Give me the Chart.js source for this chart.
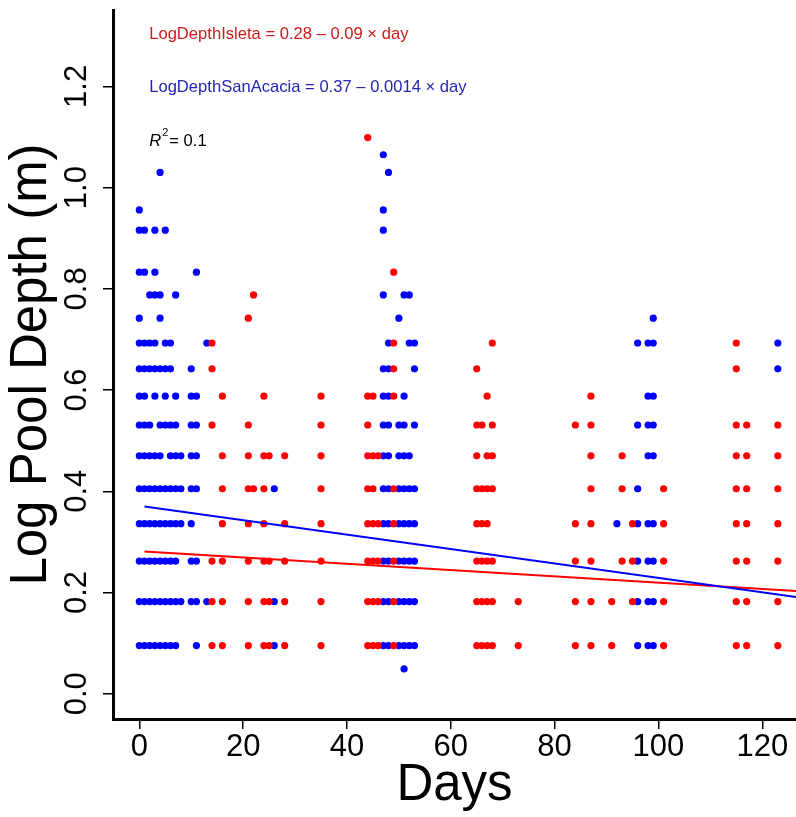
<!DOCTYPE html>
<html lang="en">

<head>
    <meta charset="UTF-8" />
    <title>Log Pool Depth vs Days</title>
    <script src="https://cdn.jsdelivr.net/npm/chart.js"></script>
    <style>
        body { margin: 0; background: #fff; }
        canvas { display: block; }
    </style>
</head>

<body>
    <canvas id="graficoProfundidade" width="796" height="817"></canvas>
</body>

</html>

<script>
    // log depth levels found in the plot (values are ln(1 + depth))
    const depthLevels = [0.049, 0.095, 0.182, 0.262, 0.336, 0.405, 0.470, 0.531, 0.588, 0.642,
        0.693, 0.742, 0.788, 0.833, 0.916, 0.956, 1.030, 1.065, 1.099];

    // days sampled at each level, one list per entry of depthLevels
    const sanAcaciaDays = [
        [51],
        [0, 1, 2, 3, 4, 5, 6, 7, 11, 26, 47, 48, 50, 51, 52, 53, 96, 98, 99],
        [0, 1, 2, 3, 4, 5, 6, 7, 8, 10, 11, 13, 26, 47, 48, 50, 51, 52, 53, 96, 98, 99],
        [0, 1, 2, 3, 4, 5, 6, 7, 10, 11, 47, 48, 50, 51, 52, 53, 96, 98, 99],
        [0, 1, 2, 3, 4, 5, 6, 7, 8, 10, 47, 48, 50, 51, 52, 53, 92, 96, 98, 99],
        [0, 1, 2, 3, 4, 5, 6, 7, 8, 10, 11, 26, 47, 48, 50, 51, 52, 53, 96],
        [0, 1, 2, 3, 4, 6, 7, 8, 10, 11, 47, 48, 50, 51, 52, 98, 99],
        [0, 1, 2, 4, 5, 6, 7, 10, 11, 47, 48, 50, 51, 53, 96, 98, 99],
        [0, 1, 3, 5, 7, 10, 11, 47, 48, 51, 98, 99],
        [0, 1, 2, 3, 4, 5, 6, 10, 47, 48, 53, 123],
        [0, 1, 2, 3, 5, 6, 13, 48, 52, 53, 96, 98, 99, 123],
        [0, 4, 50, 99],
        [2, 3, 4, 7, 47, 51, 52],
        [0, 1, 3, 11],
        [0, 1, 3, 5, 47],
        [0, 47],
        [4, 48],
        [47],
        []
    ];

    const isletaDays = [
        [],
        [14, 16, 21, 24, 25, 28, 35, 44, 45, 46, 49, 65, 66, 67, 68, 73, 84, 87, 91, 101, 115, 117, 123],
        [14, 16, 21, 24, 25, 28, 35, 44, 45, 46, 49, 65, 66, 67, 68, 73, 84, 87, 91, 95, 101, 115, 117, 123],
        [14, 16, 21, 24, 25, 28, 35, 44, 45, 46, 49, 65, 66, 67, 68, 84, 87, 93, 95, 101, 115, 117, 123],
        [16, 21, 24, 28, 35, 44, 45, 46, 49, 65, 66, 67, 84, 87, 95, 101, 115, 117, 123],
        [16, 21, 22, 24, 35, 44, 45, 49, 65, 66, 67, 68, 87, 93, 101, 115, 117, 123],
        [16, 21, 24, 25, 28, 35, 44, 45, 46, 65, 67, 68, 87, 93, 115, 117, 123],
        [14, 21, 35, 44, 65, 66, 68, 84, 87, 115, 117, 123],
        [16, 24, 35, 44, 45, 49, 67, 87],
        [14, 49, 65, 115],
        [14, 49, 68, 115],
        [21],
        [22],
        [49],
        [],
        [],
        [],
        [],
        [44]
    ];

    // fitted lines, read at their two ends
    const fitDays = [1, 130];
    const isletaFit = [0.281, 0.201];
    const sanAcaciaFit = [0.370, 0.186];

    const xTickStep = 20;
    const yTickStep = 0.2;

    function montarPontos(diasPorNivel) {
        let pontos = [];
        for (let i = 0; i < depthLevels.length; i++) {
            for (let d of diasPorNivel[i]) {
                pontos.push({ x: d, y: depthLevels[i] });
            }
        }
        return pontos;
    }

    function montarLinha(valores) {
        return fitDays.map((d, i) => ({ x: d, y: valores[i] }));
    }

    // equations and R2 written in the top left corner of the plot
    const anotacoes = {
        id: 'anotacoes',
        afterDraw(chart) {
            const ctx = chart.ctx;
            const sx = chart.scales.x;
            const sy = chart.scales.y;
            const x0 = sx.getPixelForValue(1.9);
            ctx.save();
            ctx.textAlign = 'left';
            ctx.textBaseline = 'middle';
            ctx.font = "16.6px 'Liberation Sans', Arial, sans-serif";

            ctx.fillStyle = '#cc1b1b';
            ctx.fillText('LogDepthIsleta = 0.28 \u2013 0.09 \u00d7 day', x0, sy.getPixelForValue(1.302));

            ctx.fillStyle = '#2424b4';
            ctx.fillText('LogDepthSanAcacia = 0.37 \u2013 0.0014 \u00d7 day', x0, sy.getPixelForValue(1.199));

            const yR = sy.getPixelForValue(1.092);
            ctx.fillStyle = '#000';
            ctx.font = "italic 16.6px 'Liberation Sans', Arial, sans-serif";
            ctx.fillText('R', x0, yR);
            let w = ctx.measureText('R').width;
            ctx.font = "11px 'Liberation Sans', Arial, sans-serif";
            ctx.fillText('2', x0 + w + 1, yR - 8);
            w += ctx.measureText('2').width + 1;
            ctx.font = "16.6px 'Liberation Sans', Arial, sans-serif";
            ctx.fillText('= 0.1', x0 + w + 1, yR);
            ctx.restore();
        }
    };

    Chart.defaults.font.family = "'Liberation Sans', Arial, sans-serif";
    Chart.defaults.color = '#000';

    const config = {
        type: 'scatter',
        data: {
            datasets: [
                {
                    label: 'San Acacia fit',
                    data: montarLinha(sanAcaciaFit),
                    showLine: true,
                    borderColor: '#0000ff',
                    borderWidth: 2,
                    pointRadius: 0,
                    order: 0
                },
                {
                    label: 'Isleta fit',
                    data: montarLinha(isletaFit),
                    showLine: true,
                    borderColor: '#ff0000',
                    borderWidth: 2,
                    pointRadius: 0,
                    order: 1
                },
                {
                    label: 'Isleta',
                    data: montarPontos(isletaDays),
                    backgroundColor: '#ff0000',
                    borderWidth: 0,
                    pointRadius: 3.6,
                    order: 2
                },
                {
                    label: 'San Acacia',
                    data: montarPontos(sanAcaciaDays),
                    backgroundColor: '#0000ff',
                    borderWidth: 0,
                    pointRadius: 3.6,
                    order: 3
                }
            ]
        },
        options: {
            responsive: false,
            animation: false,
            layout: { autoPadding: false, padding: { top: 10, right: 0, left: 0, bottom: 0 } },
            plugins: {
                legend: { display: false },
                tooltip: { enabled: false }
            },
            scales: {
                x: {
                    type: 'linear',
                    min: -5.07,
                    max: 126.5,
                    ticks: {
                        stepSize: xTickStep,
                        includeBounds: false,
                        autoSkip: false,
                        maxRotation: 0,
                        padding: 0,
                        font: { size: 31 },
                        color: '#000'
                    },
                    grid: { drawOnChartArea: false, drawTicks: true, tickLength: 10, color: '#000', lineWidth: 1.5 },
                    border: { display: true, color: '#000', width: 3 },
                    title: { display: true, text: 'Days', font: { size: 51 }, color: '#000', padding: 0 },
                    afterFit: function (s) {
                        s.height = 98;
                        s.paddingLeft = 0;
                        s.paddingRight = 0;
                    }
                },
                y: {
                    type: 'linear',
                    min: -0.05,
                    max: 1.351,
                    ticks: {
                        stepSize: yTickStep,
                        includeBounds: false,
                        autoSkip: false,
                        minRotation: 90,
                        maxRotation: 90,
                        crossAlign: 'center',
                        padding: 3.5,
                        font: { size: 31 },
                        color: '#000',
                        callback: v => v.toFixed(1)
                    },
                    grid: { drawOnChartArea: false, drawTicks: true, tickLength: 10, color: '#000', lineWidth: 1.5 },
                    border: { display: true, color: '#000', width: 3 },
                    title: { display: true, text: 'Log Pool Depth (m)', font: { size: 51 }, color: '#000', padding: { top: 1, bottom: 0 } },
                    afterFit: function (s) {
                        s.width = 113;
                        s.paddingTop = 0;
                        s.paddingBottom = 0;
                    }
                }
            }
        },
        plugins: [anotacoes]
    };

    new Chart(document.getElementById('graficoProfundidade'), config);
</script>
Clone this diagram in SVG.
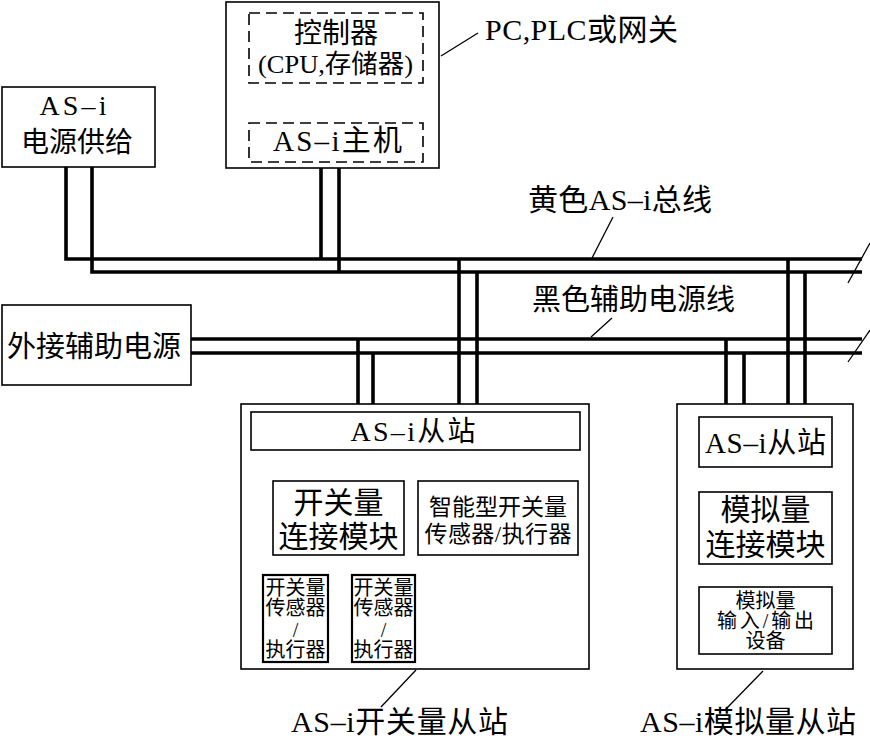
<svg xmlns="http://www.w3.org/2000/svg" width="870" height="739" viewBox="0 0 870 739">
<style>
text{font-family:"Liberation Serif","Noto Sans CJK SC",serif;fill:#000;text-anchor:middle}
.box{fill:#fff;stroke:#000;stroke-width:1.6}
.sbox{fill:#fff;stroke:#000;stroke-width:2.2}
.dash{fill:none;stroke:#000;stroke-width:1.6;stroke-dasharray:11 6}
.bus{fill:none;stroke:#000;stroke-width:3.6}
.thin{fill:none;stroke:#000;stroke-width:1.4}
.lead{fill:none;stroke:#000;stroke-width:1.3}
</style>
<rect width="870" height="739" fill="#fff"/>

<g id="connectors">
  <!-- yellow AS-i bus -->
  <polyline class="bus" points="66,167 66,259 862,259"/>
  <polyline class="bus" points="92,167 92,272 862,272"/>
  <!-- black aux power line -->
  <line class="bus" x1="191" y1="339" x2="862" y2="339"/>
  <line class="bus" x1="191" y1="353" x2="862" y2="353"/>
  <!-- controller drops -->
  <line class="bus" x1="321" y1="168" x2="321" y2="259"/>
  <line class="bus" x1="339" y1="168" x2="339" y2="272"/>
  <!-- left slave drops -->
  <line class="bus" x1="358" y1="339" x2="358" y2="404"/>
  <line class="bus" x1="373" y1="353" x2="373" y2="404"/>
  <line class="bus" x1="459" y1="259" x2="459" y2="404"/>
  <line class="bus" x1="477" y1="272" x2="477" y2="404"/>
  <!-- right slave drops -->
  <line class="bus" x1="726" y1="339" x2="726" y2="404"/>
  <line class="bus" x1="744" y1="353" x2="744" y2="404"/>
  <line class="bus" x1="788" y1="259" x2="788" y2="404"/>
  <line class="bus" x1="805" y1="272" x2="805" y2="404"/>
  <!-- break marks -->
  <line class="lead" x1="870" y1="243" x2="848" y2="283"/>
  <line class="lead" x1="870" y1="330" x2="848" y2="362"/>
  <!-- controller internal links -->
  <line class="thin" x1="289" y1="83" x2="289" y2="123"/>
  <line class="thin" x1="323" y1="83" x2="323" y2="123"/>
  <line class="thin" x1="355" y1="83" x2="355" y2="123"/>
  <line class="thin" x1="386" y1="83" x2="386" y2="123"/>
  <!-- left slave internal links -->
  <line class="thin" x1="311" y1="450" x2="311" y2="481"/>
  <line class="thin" x1="323" y1="450" x2="323" y2="481"/>
  <line class="thin" x1="336" y1="450" x2="336" y2="481"/>
  <line class="thin" x1="348" y1="450" x2="348" y2="481"/>
  <line class="thin" x1="360" y1="450" x2="360" y2="481"/>
  <line class="thin" x1="473" y1="450" x2="473" y2="481"/>
  <line class="thin" x1="485" y1="450" x2="485" y2="481"/>
  <line class="thin" x1="497" y1="450" x2="497" y2="481"/>
  <line class="thin" x1="509" y1="450" x2="509" y2="481"/>
  <line class="thin" x1="522" y1="450" x2="522" y2="481"/>
  <line class="thin" x1="292" y1="555" x2="292" y2="575"/>
  <line class="thin" x1="299" y1="555" x2="299" y2="575"/>
  <line class="thin" x1="379" y1="555" x2="379" y2="575"/>
  <line class="thin" x1="387" y1="555" x2="387" y2="575"/>
  <!-- right slave internal links -->
  <line class="thin" x1="739" y1="467" x2="739" y2="492"/>
  <line class="thin" x1="751" y1="467" x2="751" y2="492"/>
  <line class="thin" x1="763" y1="467" x2="763" y2="492"/>
  <line class="thin" x1="776" y1="467" x2="776" y2="492"/>
  <line class="thin" x1="788" y1="467" x2="788" y2="492"/>
  <line class="thin" x1="752" y1="564" x2="752" y2="587"/>
  <line class="thin" x1="779" y1="564" x2="779" y2="587"/>
  <!-- leader lines -->
  <line class="lead" x1="441" y1="56" x2="478" y2="33"/>
  <line class="lead" x1="613" y1="217" x2="592" y2="258"/>
  <line class="lead" x1="612" y1="318" x2="591" y2="337"/>
  <line class="lead" x1="416" y1="670" x2="381" y2="707"/>
  <line class="lead" x1="763" y1="671" x2="725" y2="710"/>
</g>

<g id="controller">
  <rect class="box" x="226" y="2" width="213" height="166"/>
  <rect class="dash" x="249" y="13" width="174" height="70"/>
  <rect class="dash" x="249" y="123" width="174" height="39"/>
  <text x="336" y="43" font-size="28">控制器</text>
  <text x="335.5" y="73" font-size="26" textLength="155" lengthAdjust="spacingAndGlyphs">(CPU,存储器)</text>
  <text x="337.5" y="151" font-size="29" textLength="129" lengthAdjust="spacing">AS–i主机</text>
</g>
<g id="label-pc">
  <text x="581.5" y="40" font-size="30" textLength="193" lengthAdjust="spacing">PC,PLC或网关</text>
</g>

<g id="asi-power">
  <rect class="box" x="2" y="87" width="153" height="80"/>
  <text x="73" y="115" font-size="28" textLength="67" lengthAdjust="spacing">AS–i</text>
  <text x="77" y="152" font-size="28">电源供给</text>
</g>

<g id="aux-power">
  <rect class="box" x="2" y="305" width="189" height="80"/>
  <text x="94" y="357" font-size="29">外接辅助电源</text>
</g>

<g id="label-yellow">
  <text x="620" y="210" font-size="30" textLength="184" lengthAdjust="spacing">黄色AS–i总线</text>
</g>
<g id="label-black">
  <text x="633.5" y="310" font-size="29">黑色辅助电源线</text>
</g>

<g id="switch-slave">
  <rect class="box" x="241" y="404" width="348" height="265"/>
  <rect class="box" x="251" y="412" width="329" height="38"/>
  <text x="413" y="441" font-size="28" textLength="125" lengthAdjust="spacing">AS–i从站</text>
  <rect class="box" x="273" y="481" width="131" height="74"/>
  <text x="338.5" y="513" font-size="30">开关量</text>
  <text x="338.5" y="547" font-size="30">连接模块</text>
  <rect class="box" x="418" y="481" width="160" height="74"/>
  <text x="498" y="515" font-size="23">智能型开关量</text>
  <text x="498" y="542" font-size="23" textLength="147" lengthAdjust="spacing">传感器/执行器</text>
  <g id="switch-sensor-1">
    <rect class="sbox" x="263" y="575" width="65" height="87"/>
    <text x="295.5" y="595" font-size="20">开关量</text>
    <text x="295.5" y="615" font-size="20">传感器</text>
    <text x="295.5" y="637" font-size="20">/</text>
    <text x="295.5" y="657" font-size="20">执行器</text>
  </g>
  <g id="switch-sensor-2">
    <rect class="sbox" x="352" y="575" width="63" height="87"/>
    <text x="383.5" y="595" font-size="20">开关量</text>
    <text x="383.5" y="615" font-size="20">传感器</text>
    <text x="383.5" y="637" font-size="20">/</text>
    <text x="383.5" y="657" font-size="20">执行器</text>
  </g>
</g>
<g id="label-switch-slave">
  <text x="399.5" y="732" font-size="30" textLength="217" lengthAdjust="spacing">AS–i开关量从站</text>
</g>

<g id="analog-slave">
  <rect class="box" x="677" y="404" width="176" height="265"/>
  <rect class="box" x="699" y="417" width="133" height="50"/>
  <text x="765.5" y="453" font-size="29" textLength="121" lengthAdjust="spacing">AS–i从站</text>
  <rect class="box" x="699" y="492" width="133" height="72"/>
  <text x="765.5" y="520" font-size="30">模拟量</text>
  <text x="765.5" y="555" font-size="30">连接模块</text>
  <rect class="box" x="699" y="587" width="133" height="67"/>
  <text x="765.5" y="608" font-size="20">模拟量</text>
  <text x="765.5" y="628" font-size="20" textLength="97" lengthAdjust="spacing">输入/输出</text>
  <text x="765.5" y="648" font-size="20">设备</text>
</g>
<g id="label-analog-slave">
  <text x="748" y="732" font-size="30" textLength="216" lengthAdjust="spacing">AS–i模拟量从站</text>
</g>
</svg>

--*--

• **WRITTEN INSTRUCTION**
Retype the records above word for word, from their first line through the line containing "0.693, 0.742, 0.788, 0.833, 0.916, 0.956, 1.030, 1.065, 1.099];", and leave out every picture.

• **TASK SOLUTION**
Give me the Chart.js source for this chart.
<!DOCTYPE html>
<html lang="en">

<head>
    <meta charset="UTF-8" />
    <title>Log Pool Depth vs Days</title>
    <script src="https://cdn.jsdelivr.net/npm/chart.js"></script>
    <style>
        body { margin: 0; background: #fff; }
        canvas { display: block; }
    </style>
</head>

<body>
    <canvas id="graficoProfundidade" width="796" height="817"></canvas>
</body>

</html>

<script>
    // log depth levels found in the plot (values are ln(1 + depth))
    const depthLevels = [0.049, 0.095, 0.182, 0.262, 0.336, 0.405, 0.470, 0.531, 0.588, 0.642,
        0.693, 0.742, 0.788, 0.833, 0.916, 0.956, 1.030, 1.065, 1.099];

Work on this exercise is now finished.